After lunch we all departed for a meeting with the Municipal Council of Anuradhapura, the City containing all of the ancient ruins. This was the largest Local Authority we visited and served. The geography is only 36 sq. Km but they have 128,000 people. The organization is much more like a US city with a City Manager (called a Commissioner) and over 500 employees. The organization was the most professionally run. They even had regular financial statements, program budgets, and expenditure tracking. Made me feel like home.

That evening, we met with 8 representatives from the local media and NGOs. It was a way of getting a different perspective on what we saw on the trip. As a group, they were pretty jaundiced about local government. The entire government structure is clouded by politics.
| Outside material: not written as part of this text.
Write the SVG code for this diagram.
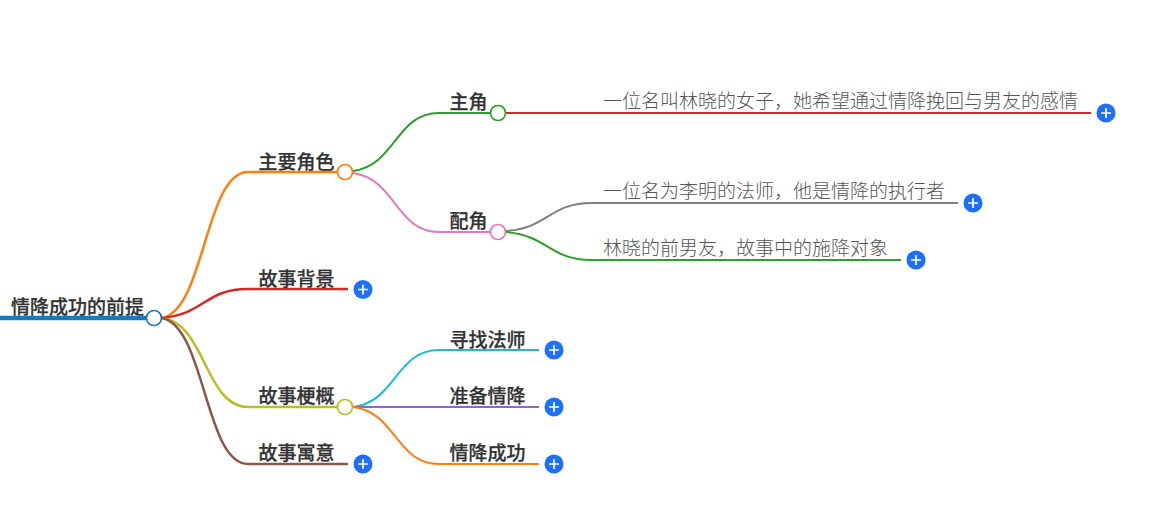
<svg xmlns="http://www.w3.org/2000/svg" width="1158" height="509" viewBox="0 0 1158 509">
<style>
text{font-family:"Noto Sans CJK SC","Noto Sans",sans-serif;fill:#333}
.b{font-size:19px;font-weight:500;stroke:#333;stroke-width:.25}
.l{font-size:19px;font-weight:200;fill:#555}
.c{fill:none;stroke-width:2}
.t{stroke-width:2.500}
.n{fill:#fff;stroke-width:1.700}
.p{stroke:#fff;stroke-width:1.700;fill:none}
.pc{fill:#1f6fff}
</style>
<defs>
<g id="plus"><circle class="pc" r="9.500"/><path class="p" d="M-5 0H5M0-5V5"/></g>
</defs>
<rect width="1158" height="509" fill="#fff"/>
<g id="connectors">
<path d="M0 318H154" fill="none" stroke="#1f77b4" stroke-width="4.500"/>
<path class="c t" stroke="#ff7f0e" d="M162 318C205 310 205 172 248 172H345"/>
<path class="c t" stroke="#d62728" d="M162 318C205 314 205 289 248 289H348"/>
<path class="c t" stroke="#bcbd22" d="M162 318C205 322 205 407 248 407H345"/>
<path class="c t" stroke="#8c564b" d="M162 318C205 326 205 464 248 464H348"/>
<path class="c" stroke="#2ca02c" d="M353 171C396 165 396 113 439 113H498"/>
<path class="c" stroke="#e377c2" d="M353 173C396 179 396 232 439 232H498"/>
<path class="c" stroke="#d62728" d="M506 113H1091"/>
<path class="c" stroke="#7f7f7f" d="M506 231C549 228 549 203 592 203H958"/>
<path class="c" stroke="#2ca02c" d="M506 232C549 236 549 260 592 260H901"/>
<path class="c" stroke="#17becf" d="M353 407C396 402 396 350 439 350H539"/>
<path class="c" stroke="#9467bd" d="M353 407H539"/>
<path class="c" stroke="#ff7f0e" d="M353 407C396 412 396 464 439 464H539"/>
</g>
<g id="root"><text class="b" x="11" y="313.500">情降成功的前提</text><circle class="n" cx="154" cy="318" r="7.500" stroke="#1f77b4"/></g>
<g id="n-zyjs"><text class="b" x="258.500" y="168.500">主要角色</text><circle class="n" cx="345" cy="172" r="7.500" stroke="#ff7f0e"/></g>
<g id="n-gsbj"><text class="b" x="258.500" y="285.500">故事背景</text><use href="#plus" x="363" y="289.500"/></g>
<g id="n-gsgg"><text class="b" x="258.500" y="402.500">故事梗概</text><circle class="n" cx="345" cy="407" r="7.500" stroke="#bcbd22"/></g>
<g id="n-gsyy"><text class="b" x="258.500" y="459.500">故事寓意</text><use href="#plus" x="363" y="464"/></g>
<g id="n-zj"><text class="b" x="449.500" y="108.500">主角</text><circle class="n" cx="498" cy="113" r="7.500" stroke="#2ca02c"/></g>
<g id="n-pj"><text class="b" x="449.500" y="227.500">配角</text><circle class="n" cx="498" cy="232" r="7.500" stroke="#e377c2"/></g>
<g id="n-lx"><text class="l" x="603" y="107.500">一位名叫林晓的女子，她希望通过情降挽回与男友的感情</text><use href="#plus" x="1106" y="113"/></g>
<g id="n-lm"><text class="l" x="603" y="198">一位名为李明的法师，他是情降的执行者</text><use href="#plus" x="973" y="203"/></g>
<g id="n-qny"><text class="l" x="603" y="255">林晓的前男友，故事中的施降对象</text><use href="#plus" x="916" y="260"/></g>
<g id="n-xz"><text class="b" x="449.500" y="346.500">寻找法师</text><use href="#plus" x="554" y="350"/></g>
<g id="n-zb"><text class="b" x="449.500" y="402.500">准备情降</text><use href="#plus" x="554" y="407"/></g>
<g id="n-cg"><text class="b" x="449.500" y="459.500">情降成功</text><use href="#plus" x="554" y="464"/></g>
</svg>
Historically, the country swings back and forth each election between the two big parties. The national elections are not held at the same time as local elections and Local Authorities tend to be ruled by the party that is not the party controlling the national Parliament. Members of Parliament do not want leaders of the Local Authority to become too successful as they will then become rivals for the coveted MP seat. In fact some of the policies intentionally cripple Local Authorities just so they won’t become rivals. All in all, it was a fascinating evening.

The next morning we visited our last Local Authority of Nuweragampalatha. This was another small organization service 1193 sq. km and 78,000 people. However they only had a 22 employees and a $48,000 budget. I was trying to encourage our group to make a quick get away as we had a 5 hour drive back to Colombo. Just as we were ready to leave, in came lunch. So we enjoyed a quick lunch of rice and curry with a chicken drumstick. Again, it was eaten with the hand. We made our get away in about 30 minutes.

Our driver, Suneel, estimated only 4 hours to get to Colombo. It was clearly a 5 hour drive by all sane estimates, but you know what? We drove up to the hotel within 5 minutes of his estimate. I won’t tell you about “Mr. Toad’s wild ride” through the rural areas of Sri Lanka.

I was glad to be home and out of the car.